Are marketers making the best of behavioural research?

Words of Consumer Behavior with Chalk on Blackboard

Increasing numbers of marketers claim that behavioural research is fundamental to their work. Indeed, the latest study from MillwardBrown suggests that over two-thirds of marketers believe that understanding the psychology of their customers is their most important tool.

The research also found that in spite of this, marketers are really unsure as to whether they are providing the right mix of methods of reaching people. Only 25% of people were confident they had got things right.

Chart showing behavioural research data

Looking at the details of this research you can see that marketers put a great deal of effort into online methods. The most popular is a website, but 31% of all marketing activity is still advertising, split between online and offline. It seems as though the marketers are ignoring the information they get from their behavioural studies.

Research shows that people do not like adverts. Online advertising is highly attractive for marketers because it is much easier to track and monitor its effect. Therefore marketers can produce reports and graphs showing impact and usage of the advertising – showing their efforts have been working. Except it hasn’t. Over 90% of online advertising is ignored. How much offline advertising is ignored is hard to judge, but probably most of it. Behavioural studies confirm time and time again that advertising is the least liked form of marketing – yet in this latest research, advertising is being used for about one third of all marketing activity. And that’s from people who claim that they are basing their decisions on behavioural studies.

Further indication that the behavioural research is being ignored is the proportion of the amount of email marketing compared with website marketing. For several years studies have shown that email marketing is better than web marketing – people respond more favourably to email marketing than to websites. So why are marketers who claim to use behavioural studies only using email marketing 7% of the time compared with 18% of the time for websites? Surely, if they used behavioural research they would be much closer together, perhaps even with email marketing being used more than web marketing?

Meanwhile evidence is mounting that social media is actually ineffective for most business in terms of gaining clients or purchases.

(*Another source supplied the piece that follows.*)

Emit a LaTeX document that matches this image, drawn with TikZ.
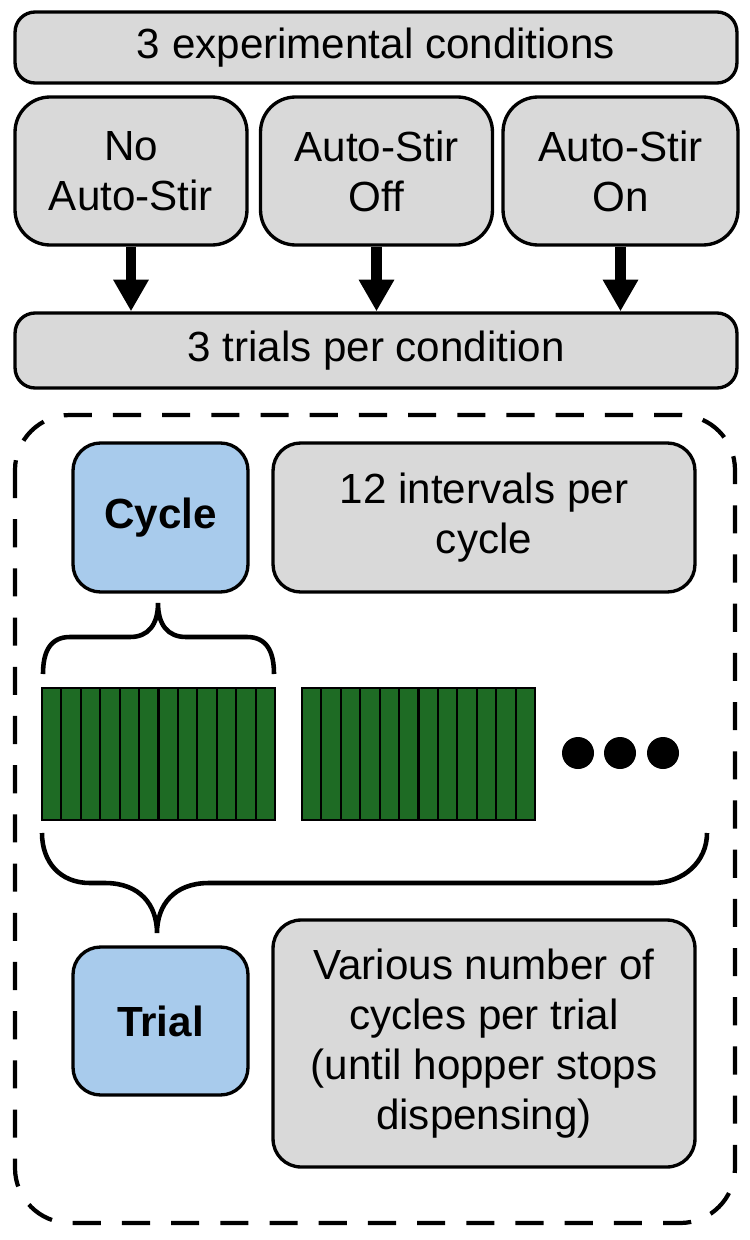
\documentclass[tikz,border=0pt]{standalone}
\usepackage{fontspec}
\setmainfont{Liberation Sans}
\usetikzlibrary{arrows.meta,positioning}
\definecolor{boxgray}{HTML}{D9D9D9}
\definecolor{cycblue}{HTML}{A8CBEC}
\definecolor{cellgreen}{HTML}{1E6B24}
\tikzset{
  gbox/.style={draw=black,line width=1.9pt,fill=boxgray,rounded corners=0.4cm,align=center,inner sep=0pt,font=\fontsize{24}{28.5}\selectfont},
  condbox/.style={gbox,rounded corners=0.7cm,minimum width=4.64cm,minimum height=2.96cm},
  bbox/.style={gbox,fill=cycblue,rounded corners=0.55cm,minimum width=3.5cm,minimum height=2.98cm,font=\fontsize{24}{28.5}\selectfont\bfseries},
  flow/.style={line width=6pt,-{Triangle[width=19pt,length=18pt]}},
  brace/.style={line width=2.6pt},
  cell/.style={draw=black,line width=1.2pt,fill=cellgreen},
  dashframe/.style={line width=2.4pt,dash pattern=on 16pt off 12pt,rounded corners=1.1cm}
}

\begin{document}
\begin{tikzpicture}[x=0.02cm,y=-0.02cm]
\useasboundingbox (0,0) rectangle (750,1240);
% conditions and trials
\node[gbox,minimum width=14.44cm,minimum height=1.42cm] (conds) at (376,47.5) {3 experimental conditions};
\node[condbox] (noauto) at (131,171) {No\\Auto-Stir};
\node[condbox] (stiroff) at (376.5,171) {Auto-Stir\\Off};
\node[condbox,minimum width=4.7cm] (stiron) at (620.5,171) {Auto-Stir\\On};
\node[gbox,minimum width=14.44cm,minimum height=1.5cm] (trials) at (376,350.5) {3 trials per condition};
\foreach \c in {noauto,stiroff,stiron}{\draw[flow] (\c.south) -- (\c.south |- trials.north);}

% one trial
\draw[dashframe] (15,415) rectangle (735,1223);
\node[bbox] (cycle) at (160.5,517.5) {Cycle};
\node[gbox,rounded corners=0.55cm,minimum width=8.44cm,minimum height=2.98cm] (intervals) at (484,517.5) {12 intervals per\\cycle};
\node[bbox,minimum height=2.96cm] (trial) at (160.5,1021) {Trial};
\node[gbox,rounded corners=0.56cm,minimum width=8.44cm,minimum height=4.94cm] (various) at (484,1043.5) {Various number of\\cycles per trial\\(until hopper stops\\dispensing)};

\foreach \bx in {42,302}{\foreach \k in {0,...,11}{\draw[cell] ({\bx+\k*19.42},688) rectangle ++(19.42,132);}}
\foreach \dx in {578,620,663}{\fill (\dx,753) circle[radius=0.32cm];}

\draw[brace] (43,674) .. controls (43,652) and (50,637) .. (70,637) -- (130,637) .. controls (148,637) and (158,625) .. (158,603)
  .. controls (158,625) and (168,637) .. (186,637) -- (247,637) .. controls (267,637) and (274,652) .. (274,674);
\draw[brace] (42,833) .. controls (42,862) and (60,883) .. (90,883) -- (105,883) .. controls (140,883) and (157,905) .. (157,933)
  .. controls (157,905) and (174,883) .. (209,883) -- (653,883) .. controls (683,883) and (707,862) .. (707,833);
\end{tikzpicture}
\end{document}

The proportion of customers who arise via social media is actually very tiny. Yet the marketers are using social media for 13% of their activity – way out of proportion to the financial gains it brings. Sure, social media marketing can help produce lots of activity and wonderful charts that impress bosses, but in terms of the bottom-line the impact for most businesses is negligible. That’s because the behavioural studies show that consumers are using social media in a frame of mind that does not lead to purchasing.

So you have to wonder – if marketers are claiming to base their work on behavioural studies, why are they missing out on using some of the most obvious findings?